A fixing device for a cap screw as a fastening screw has become known from DE-GM 18 20 586. A flange can be fastened to a structural component by means of this fastening screw. At least one hole with a preassembly thread is provided in the flange. The fastening screw has a shank area between the head and the threaded area, whereby the length of the threaded area for fastening the fastening screw is dimensioned such that this screw leaves the preassembly thread to be traversed within the framework of the preassembly before the screwing-in process in the fastening thread begins. In this case, the thread inner diameter of the fastening screw corresponds to the outer diameter of the shank area, as a result of which the loss protection of the fastening screw is realized. This means that the fastening screw is only held in the hole by the small threaded area in case of the solution according to DE-GM 18 20 586.
Also, a necked-down screw, which is used to seal a threaded hole, is disclosed in DE 15 30 27 417 A1. The shank area of this fastening screw is provided with a coating made of elastomer material, whose outer diameter corresponds to the outer diameter of the thread. An exclusively elastic, that is, reversible deformation of the elastomer material should take place during the screwing in.

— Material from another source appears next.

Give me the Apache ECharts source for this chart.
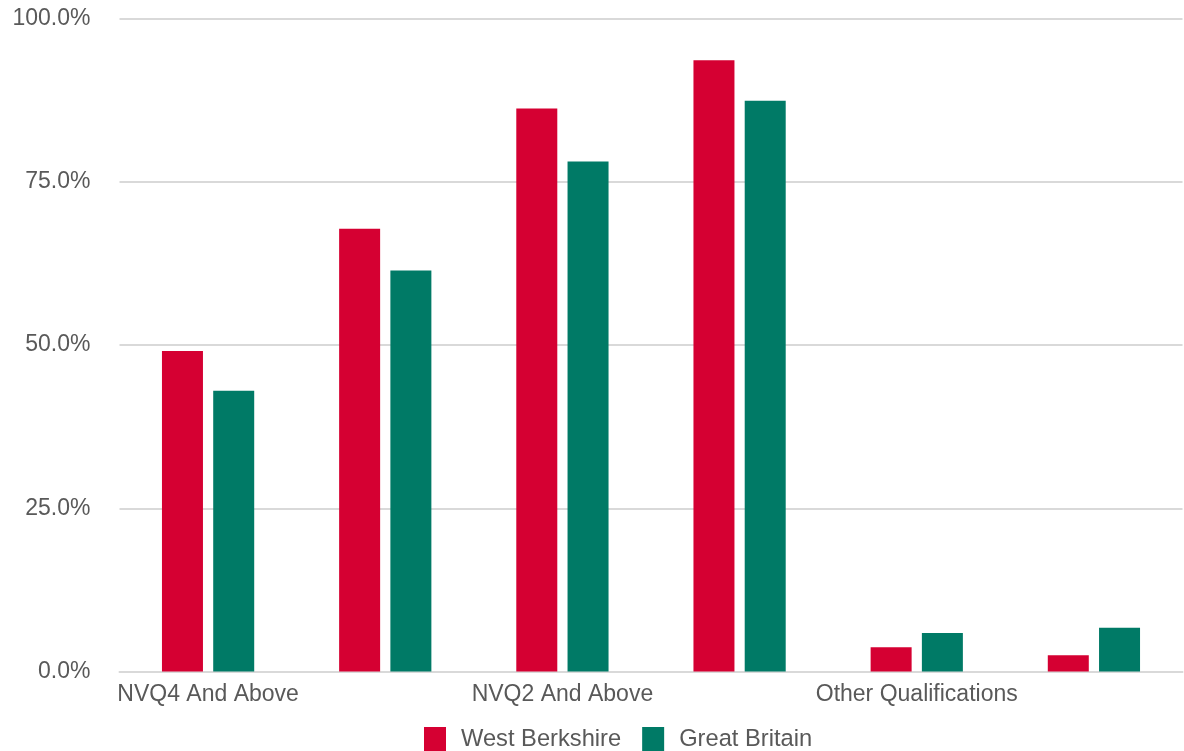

The fastening systems of the type mentioned in the introduction are also used, for example, to fasten preassembled structural components, such as steering column modular units, or the like, to the body of a motor vehicle within the framework of the final assembly. In this case, in the preassembly of a steering column modular unit, one or more fastening screws are each screwed into a preassembly thread which is preferably fastened to the housing of the steering column modular unit. This has the advantage that, in the final assembly of the steering column modular unit to the body, no individual fastening structural elements have to be additionally provided. If the steering column modular unit is brought into its final position during the final assembly to the body, then the fastening screws are screwed into a second fastening thread. This fastening screw may be located both directly on the body structure of a motor vehicle and/or likewise as an extension of the preassembly thread on the steering column housing. In the latter case, the steering column modular unit is clamped by means of a bracket on the body side, which is arranged between the preassembly thread and the fastening thread. Both forms of fastening make it necessary that the fastening screw with its thread must have left either the preassembly thread before the screw enters the fastening thread with its first turns, or the preassembly thread is broken over, i.e., destroyed, during the entry of the fastening screw into the fastening thread.
Both assembly variants described have a serious drawback in terms of a possible disassembly of the steering column modular unit again.
The variant mentioned first, in which the fastening screw came completely out of the preassembly thread, results in the difficulty that a loosening of the fastening screw means inevitably a return of the screw into the first preassembly thread. In the usually only possible introduction of a pressing power in the longitudinal axis of the screw, this return is very difficult and is almost entirely ruled out under normal disassembly conditions. This means that the disassembly of the steering column is possible only with special difficulties.
In the second of the variants described above the preassembly thread is already often almost entirely destroyed after the initial assembly of the steering column. This means that, after a disassembly of the steering column, this thread must be rethreaded, since it is no longer usable, and as a result, the steering column is limited in its ability to be assembled.